There are several differences in the celebration of the festival in Malaysia.

Tang Yuan signifies harmony and family togetherness; people in China, Taiwan and Hong Kong still adhere to the tradition of eating yuan xiao or tang yuan, but in Malaysia, the rice balls are usually eaten during Dong Zhi (Winter Solstice).

“In Malaysia, the custom of hanging lanterns and lantern riddles is usually done during Mid-Autumn Festival instead,” Tang said.

Love is in the air

Of course, we are no strangers to the fact that Chap Goh Meh is also known as the Chinese Valentine’s Day as during ancient times, single women were not allowed to venture out of their homes except on this day.
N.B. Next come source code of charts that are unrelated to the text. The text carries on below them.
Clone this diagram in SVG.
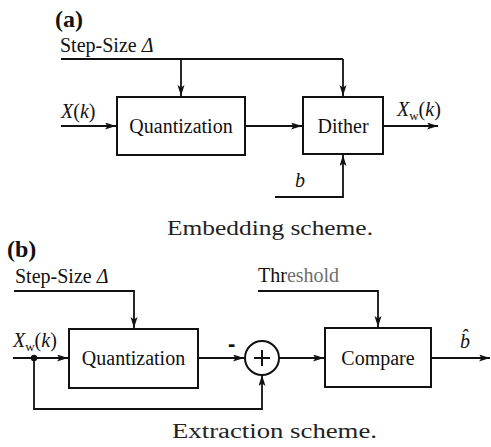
<svg xmlns="http://www.w3.org/2000/svg" width="491" height="447" viewBox="0 0 491 447">
  <defs>
    <marker id="arrow" markerUnits="userSpaceOnUse" markerWidth="12" markerHeight="8" refX="11" refY="3.5" orient="auto">
      <path d="M0,0 L11,3.5 L0,7 L2.5,3.5 z" fill="#111"/>
    </marker>
  </defs>
  <style>
    .box { fill: #fff; stroke: #111; stroke-width: 2; }
    .wire { fill: none; stroke: #111; stroke-width: 1.8; }
    .arr { marker-end: url(#arrow); }
    .lbl { font-size: 20px; fill: #111; }
    .it { font-style: italic; }
    .tag { font-size: 24px; font-weight: bold; fill: #111; }
    .cap { font-size: 20px; fill: #222; }
  </style>

  <rect width="491" height="447" fill="#fff"/>

  <g font-family="Liberation Serif, serif">
  <!-- (a) embedding -->
  <text class="tag" x="55" y="27">(a)</text>
  <text class="lbl" x="60" y="52">Step-Size <tspan class="it">Δ</tspan></text>
  <text class="lbl" x="61" y="118"><tspan class="it">X</tspan>(<tspan class="it">k</tspan>)</text>
  <text class="lbl" x="397" y="116"><tspan class="it">X</tspan><tspan font-size="13" dy="4">w</tspan><tspan dy="-4">(</tspan><tspan class="it">k</tspan>)</text>
  <text class="lbl it" x="295" y="187">b</text>

  <g id="connectors-a">
    <path class="wire" d="M61,59 H343"/>
    <path class="wire arr" d="M181,59 V96"/>
    <path class="wire arr" d="M343,59 V96"/>
    <path class="wire arr" d="M61,126 H116"/>
    <path class="wire arr" d="M245,126 H302"/>
    <path class="wire arr" d="M383,126 H438"/>
    <path class="wire arr" d="M275,197 H343 V155"/>
  </g>

  <g id="quant-a">
    <rect class="box" x="117" y="97" width="128" height="58"/>
    <text class="lbl" x="181" y="133" text-anchor="middle">Quantization</text>
  </g>
  <g id="dither">
    <rect class="box" x="303" y="97" width="80" height="57"/>
    <text class="lbl" x="343" y="133" text-anchor="middle">Dither</text>
  </g>

  <text class="cap" x="167" y="235" textLength="206" lengthAdjust="spacingAndGlyphs">Embedding scheme.</text>

  <!-- (b) extraction -->
  <text class="tag" x="7" y="257">(b)</text>
  <text class="lbl" x="15" y="283">Step-Size <tspan class="it">Δ</tspan></text>
  <text class="lbl" x="258" y="282">Thr<tspan fill="#6e6e6e">eshold</tspan></text>
  <text class="lbl" x="13" y="347"><tspan class="it">X</tspan><tspan font-size="13" dy="4">w</tspan><tspan dy="-4">(</tspan><tspan class="it">k</tspan>)</text>
  <text x="228" y="351" font-family="Liberation Sans, sans-serif" font-size="22" font-weight="bold" fill="#111">-</text>
  <text class="lbl it" x="460" y="348">b̂</text>

  <g id="connectors-b">
    <path class="wire arr" d="M14,291 H134 V328"/>
    <path class="wire arr" d="M258,291 H378 V327"/>
    <path class="wire arr" d="M13,358 H68"/>
    <path class="wire arr" d="M198,358 H244"/>
    <path class="wire arr" d="M34,358 V409 H262 V375"/>
    <path class="wire arr" d="M279,358 H324"/>
    <path class="wire arr" d="M431,358 H490"/>
    <circle cx="34" cy="358" r="3.2" fill="#111"/>
  </g>

  <g id="quant-b">
    <rect class="box" x="69" y="329" width="129" height="59"/>
    <text class="lbl" x="133.5" y="365" text-anchor="middle">Quantization</text>
  </g>
  <g id="adder">
    <circle cx="262" cy="358" r="17" fill="#fff" stroke="#111" stroke-width="2"/>
    <path d="M254,358 H270 M262,350 V366" stroke="#111" stroke-width="2" fill="none"/>
  </g>
  <g id="compare">
    <rect class="box" x="325" y="328" width="106" height="59"/>
    <text class="lbl" x="378" y="365" text-anchor="middle">Compare</text>
  </g>

  <text class="cap" x="172" y="438" textLength="205" lengthAdjust="spacingAndGlyphs">Extraction scheme.</text>
  </g>
</svg>
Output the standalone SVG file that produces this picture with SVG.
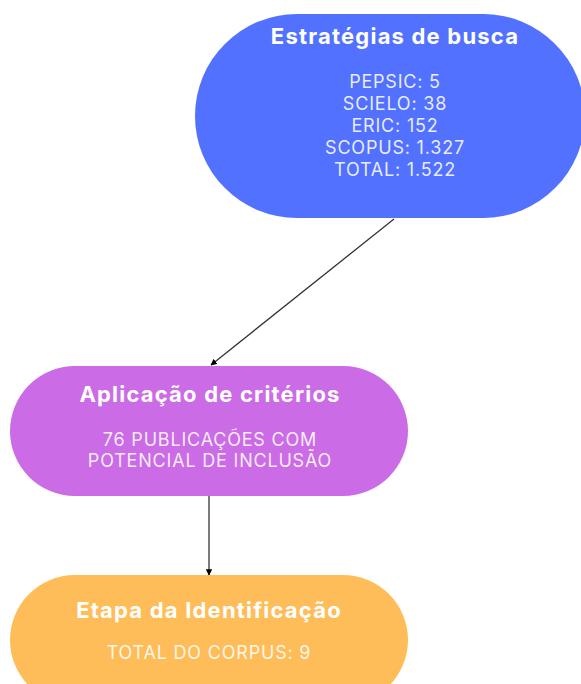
<svg xmlns="http://www.w3.org/2000/svg" width="581" height="684" viewBox="0 0 581 684">
<defs>
<style>
.title{font-family:Inter,"Noto Sans",sans-serif;font-weight:700;font-size:22px;letter-spacing:1.2px;fill:#ffffff;text-anchor:middle}
.body{font-family:Inter,"Noto Sans",sans-serif;font-weight:400;font-size:18px;letter-spacing:0.8px;fill:#ffffff;fill-opacity:0.88;text-anchor:middle}
.conn{stroke:#333333;stroke-width:1.3;fill:none;marker-end:url(#arr)}
</style>
<marker id="arr" viewBox="0 0 10 10" refX="9" refY="5" markerWidth="5" markerHeight="5" orient="auto">
<path d="M0,0 L10,5 L0,10 z" fill="#000"/>
</marker>
</defs>
<rect width="581" height="684" fill="#ffffff"/>
<g id="connectors">
<line class="conn" x1="394" y1="219" x2="211" y2="365"/>
<line class="conn" x1="209" y1="496" x2="209" y2="575"/>
</g>
<g id="node-estrategias">
<rect x="195" y="14" width="390" height="204" rx="102" fill="#5271FF"/>
<text class="title" x="395" y="44">Estratégias de busca</text>
<text class="body" x="395" y="88">PEPSIC: 5</text>
<text class="body" x="395" y="110">SCIELO: 38</text>
<text class="body" x="395" y="132">ERIC: 152</text>
<text class="body" x="395" y="154">SCOPUS: 1.327</text>
<text class="body" x="395" y="176">TOTAL: 1.522</text>
</g>
<g id="node-aplicacao">
<rect x="10" y="366" width="398" height="130" rx="65" fill="#CB6CE6"/>
<text class="title" x="210" y="402">Aplicação de critérios</text>
<text class="body" x="210" y="446">76 PUBLICAÇÕES COM</text>
<text class="body" x="210" y="467">POTENCIAL DE INCLUSÃO</text>
</g>
<g id="node-etapa">
<rect x="10" y="575" width="398" height="130" rx="65" fill="#FFBD59"/>
<text class="title" x="209" y="618">Etapa da Identificação</text>
<text class="body" x="209" y="659">TOTAL DO CORPUS: 9</text>
</g>
</svg>
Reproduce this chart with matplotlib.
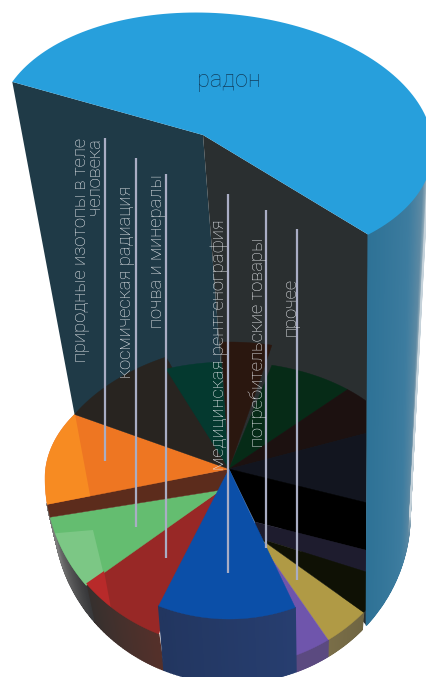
import numpy as np
import matplotlib
matplotlib.use("Agg")
import matplotlib.pyplot as plt
from matplotlib.collections import PolyCollection
from matplotlib.colors import LinearSegmentedColormap, to_rgb
from matplotlib.patches import Polygon, Rectangle

# Dose shares of the radiation sources, in percent of the full circle
slice_names = ["товары", "прочее", "рентгенография", "минералы", "космос", "разделитель",
               "изотопы", "тень 1", "тень 2", "тень 3", "тень 4", "тень 5",
               "тень 6", "тень 7", "тень 8", "тень 9"]
slice_shares = [4.0, 3.2, 12.1, 7.9, 7.1, 1.3, 11.6, 10.3, 4.9, 4.4, 7.4, 6.4, 9.2, 4.3, 2.1, 3.8]
# Raised height of each slice at the start and the end of its arc
slice_rise_start = [0, 0, 48, 20, 18, 18, 17, 17, 16, 36, 16, 16, 16, 0, 0, 0]
slice_rise_end = [0, 0, 48, 20, 18, 18, 17, 28, 16, 36, 16, 16, 0, 0, 0, 0]
radon_share = 56.6

label_texts = ["природные изотопы в теле\nчеловека", "космическая радиация", "почва и минералы",
               "медицинская рентгенография", "потребительские товары", "прочее"]

# Styling
top_colors = ["#b09a45", "#6f55ac", "#0b4fa8", "#982826", "#64bd70", "#5c2c1c",
              "#ee7622", "#282420", "#04392f", "#2a170f", "#062b17", "#1c1110",
              "#12151f", "#000000", "#1e1c2e", "#0f1105"]
side_colors = {0: ("#6f6542", "#7a6e48"), 1: ("#5b4a80", "#5b4a80"), 2: ("#273e70", "#223660"),
               3: ("#55302a", "#36302e"), 4: ("#38383a", "#7a7a7a"), 5: ("#7a7a7a", "#7a7a7a")}
START_ANGLE = 43.0
RADON_START = 201.6
BASE_TOP = dict(cx=229, cy=495, rx=184, ry_back=117, ry_front=172, skew=0)
BASE_BOTTOM = dict(cx=232, cy=515, rx=178, ry_back=168, ry_front=168, skew=0)
RADON_TOP = dict(cx=215, cy=138, rx=218, ry_back=125, ry_front=125, skew=0.05)
APEX = (229, 469)
RADON_APEX = (203, 135)
# Inner ends of the slices that do not meet at the common apex
LOW_LEFT = (221, 490)
LOW_RIGHT = (255, 535)
inner_points = {0: [LOW_RIGHT], 1: [LOW_RIGHT], 3: [LOW_LEFT], 4: [LOW_LEFT],
                5: [APEX, LOW_LEFT], 13: [(255, 522), APEX], 14: [(255, 537), (255, 522)],
                15: [LOW_RIGHT, (255, 537)]}
RIGHT_WALL_X = 366
leader_x = [105, 136, 166, 228, 266, 297]
leader_top = [138, 158, 174, 194, 210, 229]
leader_bottom = [461, 527, 558, 573, 548, 580]
label_x = [104, 135, 166, 228, 267, 300]
label_top = [138, 186, 174, 219, 238, 278]
FONT = dict(family="Roboto", weight="light")


def rim(phi, ell, h=0.0):
    """Screen position of a rim point at angle phi (degrees, clockwise on screen)."""
    a = np.radians(phi)
    c, s = np.cos(a), np.sin(a)
    ry = np.where(s < 0, ell["ry_back"], ell["ry_front"])
    return np.column_stack([ell["cx"] + ell["rx"] * c,
                            ell["cy"] + ry * s + ell["skew"] * ell["rx"] * c - h])


def lerp(c0, c1, t):
    return tuple((1 - t) * np.array(to_rgb(c0)) + t * np.array(to_rgb(c1)))


fig = plt.figure(figsize=(4.27, 6.77), dpi=100, facecolor="white")
ax = fig.add_axes([0, 0, 1, 1])
ax.set_xlim(0, 427)
ax.set_ylim(677, 0)
ax.axis("off")

edges = START_ANGLE + np.concatenate([[0], np.cumsum(slice_shares)]) * 3.6
radon_end = RADON_START + radon_share * 3.6
left_corner = rim(RADON_START, RADON_TOP)[0]
right_corner = rim(radon_end, RADON_TOP)[0]

# Cut faces of the radon column
back_point = rim(edges[7], BASE_TOP, slice_rise_start[7])[0]
ax.add_patch(Polygon([left_corner, RADON_APEX, APEX, back_point], fc="#1f3a47", ec="none", zorder=1))
ax.add_patch(Polygon([RADON_APEX, right_corner, (RIGHT_WALL_X, 625), APEX], fc="#2a2f30", ec="none", zorder=1))

# Top faces of the slices; the tall blue one goes over its neighbours
wall_clip = Rectangle((0, 0), RIGHT_WALL_X, 677, transform=ax.transData)
wedges = {}
for i, col in enumerate(top_colors):
    phis = np.linspace(edges[i], edges[i + 1], 60)
    rise = np.linspace(slice_rise_start[i], slice_rise_end[i], 60)
    arc = rim(phis, BASE_TOP, rise)
    inner = inner_points.get(i, [APEX])
    wedge = Polygon(np.vstack([inner, arc]), fc=col, ec=col, lw=0.3, zorder=3 if i != 2 else 7)
    ax.add_patch(wedge)
    if i >= 10:
        wedge.set_clip_path(wall_clip)
    wedges[i] = wedge

# Outer walls below the rim, shaded along their length
for i, (c0, c1) in side_colors.items():
    phis = np.linspace(edges[i], edges[i + 1], 40)
    top = rim(phis, BASE_TOP, slice_rise_start[i])
    bottom = rim(phis, BASE_BOTTOM)
    quads = [[top[k], top[k + 1], bottom[k + 1], bottom[k]] for k in range(len(phis) - 1)]
    cols = [lerp(c0, c1, k / (len(quads) - 1)) for k in range(len(quads))]
    z = 6 if i == 2 else 2
    ax.add_collection(PolyCollection(quads, facecolors=cols, edgecolors=cols, linewidths=1.0, zorder=z))

# Lighter band on the slices, where the column's edge catches the light
sheen_x = lambda y: 75 + 0.185 * (y - 414)
sheens = {6: ([(0, 400), (sheen_x(400), 400), (sheen_x(520), 520), (0, 520)], "#f78b22"),
          4: ([(0, 538), (93, 530), (sheen_x(590), 590), (0, 600)], "#7cc785"),
          3: ([(0, 560), (sheen_x(560), 560), (sheen_x(650), 650), (0, 650)], "#b82a2a")}
for i, (pts, col) in sheens.items():
    sheen = Polygon(pts, fc=col, ec="none", zorder=4)
    ax.add_patch(sheen)
    sheen.set_clip_path(wedges[i])

# Curved outer wall of the radon column
cyl_cmap = LinearSegmentedColormap.from_list(
    "cyl", [(0, "#2e7296"), (0.55, "#3d7c9f"), (0.85, "#5f8aa3"), (0.96, "#8fa9b8"), (1, "#c5d2da")])
n = 80
top_phi = np.linspace(radon_end, 360 + 12, n)
bottom_phi = np.linspace(41, 0, n)
cyl_top = rim(top_phi, RADON_TOP)
cyl_bottom = rim(bottom_phi, BASE_BOTTOM)
quads = [[cyl_top[k], cyl_top[k + 1], cyl_bottom[k + 1], cyl_bottom[k]] for k in range(n - 1)]
cols = [cyl_cmap(k / (n - 2)) for k in range(n - 1)]
ax.add_collection(PolyCollection(quads, facecolors=cols, edgecolors=cols, linewidths=1.0, zorder=5))

# Top face of the radon slice
radon_arc = rim(np.linspace(RADON_START, radon_end, 120), RADON_TOP)
ax.add_patch(Polygon(np.vstack([[RADON_APEX], radon_arc]), fc="#279fdc", ec="none", zorder=8))
ax.text(229, 81, "радон", color="#123f5e", fontsize=17, ha="center", va="center", zorder=10, **FONT)

# Leader lines and their rotated labels
for x, y0, y1 in zip(leader_x, leader_top, leader_bottom):
    ax.plot([x, x], [y0, y1], color="#a9adc4", lw=1.6, solid_capstyle="butt", zorder=9)
for text, x, y in zip(label_texts, label_x, label_top):
    ax.text(x, y, text, rotation=90, color="#e6e8ec", fontsize=13.2, ha="right", va="top",
            multialignment="right", linespacing=0.72, zorder=10, **FONT)

fig.savefig("out.png", dpi=100, facecolor="white")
Hence, this is the time for singles to mingle.

The other Chinese Valentine’s Day is the Qixi festival, celebrated on the seventh day of the seventh month of the lunar calendar.

Tang said the activity of tossing mandarin oranges into the river was only practised in Malaysia and Singapore, more so in predominantly Hokkien-populated areas.

The clean up crew of the lake helping to retrieve the oranges that floated beyond the reach of visitors in Tasik Taman Jaya at the 2014 Chap Goh Meh celebrations.
Lending a hand: The clean-up crew helping to retrieve the orange from Tasik Taman Jaya at the 2014 Chap Goh Meh celebrations.

“It is common for womenfolk to throw mandarin oranges into a river or pond and for men to scoop up the fruit. In recent years, men also join in the fun and throw bananas.

“People would write their contact numbers on the oranges.

“You can see this in the Klang Valley, Malacca and Penang or places with a large Chinese population,” he said.